## start DATA SUPPLIED

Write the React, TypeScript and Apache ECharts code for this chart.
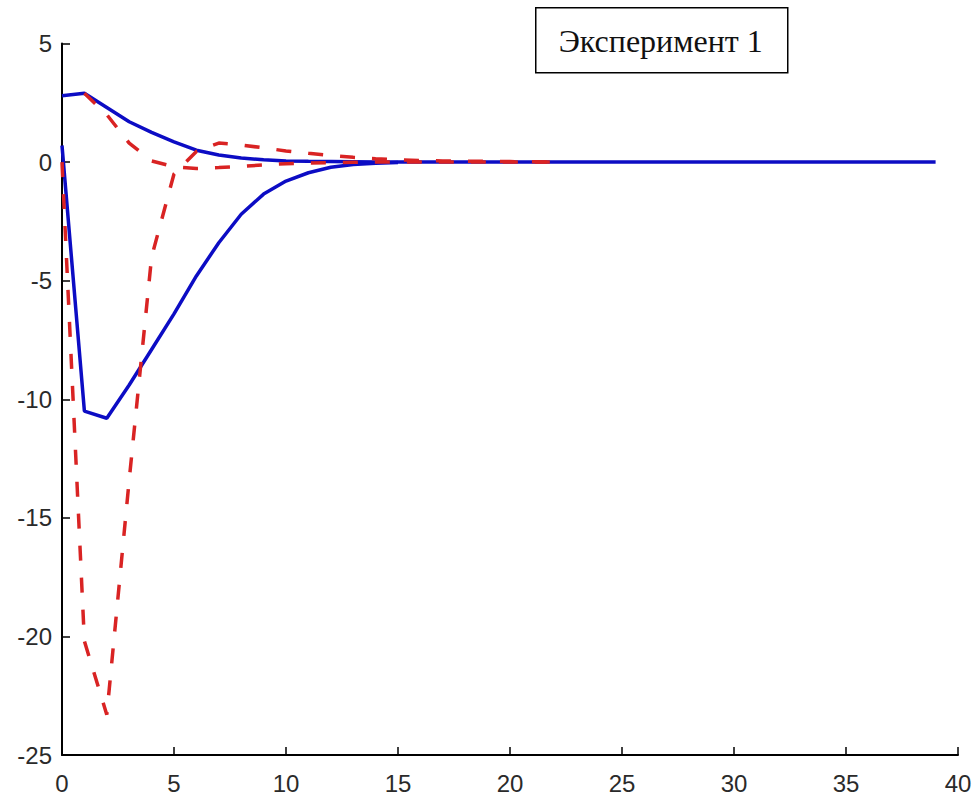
import React, { useEffect, useRef } from "react";
import * as echarts from "echarts";

const xTicks = [0, 5, 10, 15, 20, 25, 30, 35, 40];

// Blue solid curve 1 (upper), x = 0..39
const blueUpperX = [0, 1, 2, 3, 4, 5, 6, 7, 8, 9, 10, 11, 12, 13, 14, 15, 20, 25, 30, 35, 39];
const blueUpperY = [2.8, 2.9, 2.3, 1.7, 1.25, 0.85, 0.5, 0.3, 0.17, 0.1, 0.05, 0.03, 0.02, 0.01, 0, 0, 0, 0, 0, 0, 0];

// Blue solid curve 2 (lower)
const blueLowerX = [0, 1, 2, 3, 4, 5, 6, 7, 8, 9, 10, 11, 12, 13, 14, 15];
const blueLowerY = [0.7, -10.5, -10.8, -9.4, -7.9, -6.4, -4.8, -3.4, -2.2, -1.35, -0.8, -0.45, -0.22, -0.1, -0.05, -0.02];

// Red dashed curve 1 (upper)
const redUpperX = [1, 2, 3, 4, 5, 6, 7, 8, 9, 10, 11, 12, 13, 14, 15, 16, 18, 20, 22];
const redUpperY = [2.9, 2.0, 0.8, 0.05, -0.2, -0.27, -0.23, -0.18, -0.12, -0.07, -0.04, -0.02, -0.01, 0, 0, 0, 0, 0, 0];

// Red dashed curve 2 (lower)
const redLowerX = [0, 1, 2, 3, 4, 5, 6, 7, 8, 9, 10, 11, 12, 13, 14, 15, 16, 17, 18, 19, 20, 21, 22];
const redLowerY = [0, -20.2, -23.3, -13.4, -4.0, -0.5, 0.45, 0.8, 0.72, 0.6, 0.47, 0.37, 0.28, 0.2, 0.14, 0.1, 0.07, 0.05, 0.04, 0.03, 0.02, 0.01, 0];

const zip = (xs: number[], ys: number[]) => xs.map((x, i) => [x, ys[i]]);

const BLUE = "#0c0cc4";
const RED = "#d92323";

export default function App() {
  const ref = useRef<HTMLDivElement>(null);
  useEffect(() => {
    if (!ref.current) return;
    const chart = echarts.init(ref.current, null, { renderer: "svg" });
    const labelStyle = {
      color: "#2a2a2a",
      fontFamily: "'Liberation Sans', Arial, sans-serif",
      fontSize: 24,
    };
    const solid = { color: BLUE, width: 3.5 };
    const dashed = { color: RED, width: 3.5, type: [15, 17] };
    chart.setOption({
      animation: false,
      backgroundColor: "#ffffff",
      grid: { left: 62, right: 21, top: 43.5, bottom: 40, containLabel: false },
      xAxis: {
        type: "value",
        min: 0,
        max: 40,
        interval: 5,
        axisLine: { show: true, onZero: false, lineStyle: { color: "#000", width: 2 } },
        axisTick: { show: true, inside: true, length: 8, lineStyle: { color: "#000", width: 1.5 } },
        axisLabel: { ...labelStyle, margin: 16, formatter: (v: number) => (xTicks.includes(v) ? String(v) : "") },
        splitLine: { show: false },
      },
      yAxis: {
        type: "value",
        min: -25,
        max: 5,
        interval: 5,
        axisLine: { show: true, onZero: false, lineStyle: { color: "#000", width: 2 } },
        axisTick: { show: true, inside: true, length: 8, lineStyle: { color: "#000", width: 1.5 } },
        axisLabel: { ...labelStyle, margin: 10 },
        splitLine: { show: false },
      },
      series: [
        { type: "line", data: zip(blueUpperX, blueUpperY), showSymbol: false, symbol: "none", lineStyle: solid, z: 2 },
        { type: "line", data: zip(blueLowerX, blueLowerY), showSymbol: false, symbol: "none", lineStyle: solid, z: 2 },
        { type: "line", data: zip(redUpperX, redUpperY), showSymbol: false, symbol: "none", lineStyle: dashed, z: 3 },
        { type: "line", data: zip(redLowerX, redLowerY), showSymbol: false, symbol: "none", lineStyle: dashed, z: 3 },
      ],
      graphic: [
        {
          type: "group",
          left: 535,
          top: 7,
          children: [
            {
              type: "rect",
              shape: { x: 0, y: 0, width: 252, height: 65 },
              style: { fill: "#fff", stroke: "#000", lineWidth: 1.5 },
            },
            {
              type: "text",
              x: 125,
              y: 33,
              style: {
                text: "Эксперимент 1",
                fill: "#111",
                font: "32px 'Liberation Serif', 'Times New Roman', serif",
                align: "center",
                verticalAlign: "middle",
              },
            },
          ],
        },
      ],
    });
    return () => chart.dispose();
  }, []);
  return <div ref={ref} style={{ position: "absolute", left: 0, top: 0, width: 979, height: 795 }} />;
}
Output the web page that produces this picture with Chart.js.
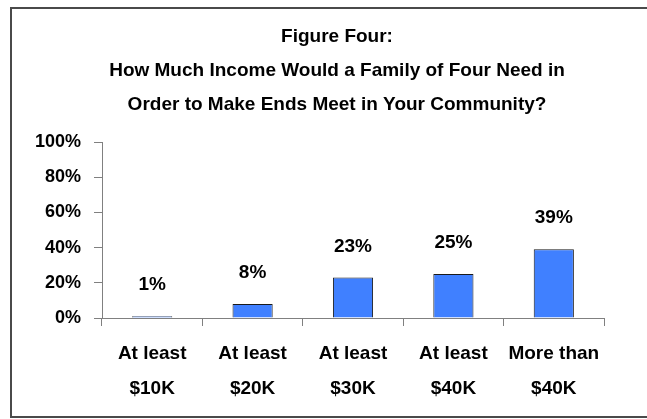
<!DOCTYPE html>
<html>
<head>
<meta charset="utf-8">
<script src="https://cdn.jsdelivr.net/npm/chart.js@4"></script>
<style>
  html, body { margin: 0; padding: 0; background: #fff; }
  #wrap { width: 647px; height: 419px; }
</style>
</head>
<body>
<div id="wrap"><canvas id="incomeChart" width="647" height="419"></canvas></div>
<script>
const categories = [
    ['At least', '$10K'],
    ['At least', '$20K'],
    ['At least', '$30K'],
    ['At least', '$40K'],
    ['More than', '$40K']
];
const percents = [1, 8, 23, 25, 39];
const titleLines = [
    'Figure Four:',
    'How Much Income Would a Family of Four Need in',
    'Order to Make Ends Meet in Your Community?'
];

const FONT = "'Liberation Sans', Arial, sans-serif";

// frame + title drawn on the canvas
const frameTitle = {
    id: 'frameTitle',
    beforeDraw(chart) {
        const c = chart.ctx;
        c.save();
        c.fillStyle = '#fff';
        c.fillRect(0, 0, chart.width, chart.height);
        c.strokeStyle = '#4a4a4a';
        c.lineWidth = 2;
        c.strokeRect(11, 8, 650, 409);
        c.fillStyle = '#000';
        c.font = 'bold 19px ' + FONT;
        c.textAlign = 'center';
        c.textBaseline = 'alphabetic';
        titleLines.forEach((t, i) => c.fillText(t, 337, 42 + i * 34));
        c.restore();
    }
};

// value labels above the bars
const barLabels = {
    id: 'barLabels',
    afterDatasetsDraw(chart) {
        const c = chart.ctx;
        const meta = chart.getDatasetMeta(0);
        c.save();
        c.fillStyle = '#000';
        c.font = 'bold 19px ' + FONT;
        c.textAlign = 'center';
        c.textBaseline = 'alphabetic';
        meta.data.forEach((bar, i) => {
            c.fillText(percents[i] + '%', bar.x, bar.y - 26);
        });
        c.restore();
    }
};

const ctx = document.getElementById('incomeChart').getContext('2d');
const incomeChart = new Chart(ctx, {
    type: 'bar',
    data: {
        labels: categories,
        datasets: [{
            data: percents,
            backgroundColor: '#4080ff',
            borderColor: '#1a1a1a',
            borderWidth: 1,
            barPercentage: 0.4,
            categoryPercentage: 1
        }]
    },
    options: {
        responsive: false,
        animation: false,
        layout: { padding: { left: 0, right: 43, top: 142, bottom: 0 } },
        plugins: {
            legend: { display: false },
            tooltip: { enabled: false }
        },
        scales: {
            x: {
                afterFit(s) { s.height = 101; },
                grid: {
                    offset: true,
                    drawOnChartArea: false,
                    tickLength: 8,
                    color: '#808080'
                },
                border: { color: '#808080', width: 1 },
                ticks: {
                    color: '#000',
                    padding: 11,
                    maxRotation: 0,
                    autoSkip: false,
                    font: { family: FONT, size: 19, weight: 'bold', lineHeight: 1.8 }
                }
            },
            y: {
                min: 0,
                max: 100,
                afterFit(s) { s.width = 102; },
                grid: {
                    drawOnChartArea: false,
                    tickLength: 8,
                    color: '#808080'
                },
                border: { color: '#808080', width: 1 },
                ticks: {
                    stepSize: 20,
                    color: '#000',
                    padding: 13,
                    font: { family: FONT, size: 18, weight: 'bold' },
                    callback: v => v + '%'
                }
            }
        }
    },
    plugins: [frameTitle, barLabels]
});
</script>
</body>
</html>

## end DATA SUPPLIED

* _JOB_:
Restate word for word every line from the top of the entries above to the line with "-0.1, -0.05, -0.02];", inclusive, and skip any pictures.

* _COMPLETE ANSWER_:
Write the React, TypeScript and Apache ECharts code for this chart.
import React, { useEffect, useRef } from "react";
import * as echarts from "echarts";

const xTicks = [0, 5, 10, 15, 20, 25, 30, 35, 40];

// Blue solid curve 1 (upper), x = 0..39
const blueUpperX = [0, 1, 2, 3, 4, 5, 6, 7, 8, 9, 10, 11, 12, 13, 14, 15, 20, 25, 30, 35, 39];
const blueUpperY = [2.8, 2.9, 2.3, 1.7, 1.25, 0.85, 0.5, 0.3, 0.17, 0.1, 0.05, 0.03, 0.02, 0.01, 0, 0, 0, 0, 0, 0, 0];

// Blue solid curve 2 (lower)
const blueLowerX = [0, 1, 2, 3, 4, 5, 6, 7, 8, 9, 10, 11, 12, 13, 14, 15];
const blueLowerY = [0.7, -10.5, -10.8, -9.4, -7.9, -6.4, -4.8, -3.4, -2.2, -1.35, -0.8, -0.45, -0.22, -0.1, -0.05, -0.02];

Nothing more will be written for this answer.